5.2.1 Actions for Person Decontamination

• Urgent notification of the responsible with radiation protection.

• Avoid external contamination entering the body through damaged skin or ingestion.

• Remove contaminated clothing as soon as possible, taking care not to spread the contamination.

• Store contaminated clothing until contamination is reduced to an acceptable level.

• Clean affected areas; wash contaminated areas repeatedly with large quantities of soap and running water. Avoid contamination of the mouth or eyes. Irrigate eyes with sterile 0.9% saline solution.

• If the skin is broken or cut in the area of contamination, open the wound and irrigate immediately with tap water.

5.2.2 Actions for Room Decontamination

In case of a nuclear incident occurring in the department of nuclear medicine or in the clinical department of endocrinology, the following measures should be taken:

• For minor spills, put on gloves, cover the spill with paper towels to soak up the liquid, mark the area of contamination, then work inward from the marked boundary, and scrub the area with detergent; avoid spreading the contamination; label and store all contaminated cleaning equipment. Monitor the area and continue to clean until the activity is within acceptable limits. Monitor all the personnel involved in the cleaning process.

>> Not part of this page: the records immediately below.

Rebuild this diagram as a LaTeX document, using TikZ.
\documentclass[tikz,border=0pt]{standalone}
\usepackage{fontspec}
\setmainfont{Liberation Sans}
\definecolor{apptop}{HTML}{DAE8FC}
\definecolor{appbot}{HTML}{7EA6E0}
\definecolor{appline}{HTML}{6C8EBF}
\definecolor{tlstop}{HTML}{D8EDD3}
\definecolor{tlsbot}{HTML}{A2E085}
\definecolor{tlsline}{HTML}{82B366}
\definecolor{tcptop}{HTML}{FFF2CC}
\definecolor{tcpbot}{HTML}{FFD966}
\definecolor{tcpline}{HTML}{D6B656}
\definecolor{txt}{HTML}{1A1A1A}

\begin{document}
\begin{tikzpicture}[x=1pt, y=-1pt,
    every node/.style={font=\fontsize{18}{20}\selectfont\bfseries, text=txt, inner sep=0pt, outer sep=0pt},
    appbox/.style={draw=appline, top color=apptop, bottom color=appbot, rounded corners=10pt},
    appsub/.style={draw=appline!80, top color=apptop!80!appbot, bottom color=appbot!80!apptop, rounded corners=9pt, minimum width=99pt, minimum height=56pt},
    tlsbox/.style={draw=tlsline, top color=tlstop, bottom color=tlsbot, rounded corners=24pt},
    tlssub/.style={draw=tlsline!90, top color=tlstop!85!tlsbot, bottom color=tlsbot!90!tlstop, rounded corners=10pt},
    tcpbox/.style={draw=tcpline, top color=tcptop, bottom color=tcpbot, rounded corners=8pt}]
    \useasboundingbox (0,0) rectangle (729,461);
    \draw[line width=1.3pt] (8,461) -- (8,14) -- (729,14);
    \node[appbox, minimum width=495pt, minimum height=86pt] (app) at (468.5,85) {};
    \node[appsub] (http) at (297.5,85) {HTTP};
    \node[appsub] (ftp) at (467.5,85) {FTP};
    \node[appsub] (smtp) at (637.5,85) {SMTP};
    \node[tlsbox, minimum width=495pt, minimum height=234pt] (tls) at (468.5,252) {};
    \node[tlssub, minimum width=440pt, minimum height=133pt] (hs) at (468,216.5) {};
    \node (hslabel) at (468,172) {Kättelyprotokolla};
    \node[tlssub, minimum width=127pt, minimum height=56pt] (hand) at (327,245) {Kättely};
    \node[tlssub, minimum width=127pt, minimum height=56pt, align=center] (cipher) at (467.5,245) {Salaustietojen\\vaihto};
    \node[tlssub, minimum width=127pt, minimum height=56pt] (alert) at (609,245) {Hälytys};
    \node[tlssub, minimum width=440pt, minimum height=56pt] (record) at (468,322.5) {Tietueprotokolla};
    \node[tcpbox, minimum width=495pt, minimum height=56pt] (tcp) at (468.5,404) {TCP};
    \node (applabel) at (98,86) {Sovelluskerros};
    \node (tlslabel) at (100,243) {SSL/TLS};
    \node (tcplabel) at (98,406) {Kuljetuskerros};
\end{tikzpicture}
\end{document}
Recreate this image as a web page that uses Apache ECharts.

• For major spills, vacate the room, post signs, decontaminate the personnel, and then assemble cleaning equipment; put on overshoes, gloves, and plastic apron. Proceed as for minor spills but use forceps to handle cleaning equipment; enclose monitor in protective cover; when contamination is short-lived, consider covering the affected area and restricting access until activity is within acceptable limits. For long-lived contamination, try to remove the paint and to use organic solvents for plastics and steel for woodwork. Wear facemask during treatment and ensure adequate ventilation. If all measures fail, take the area out of service.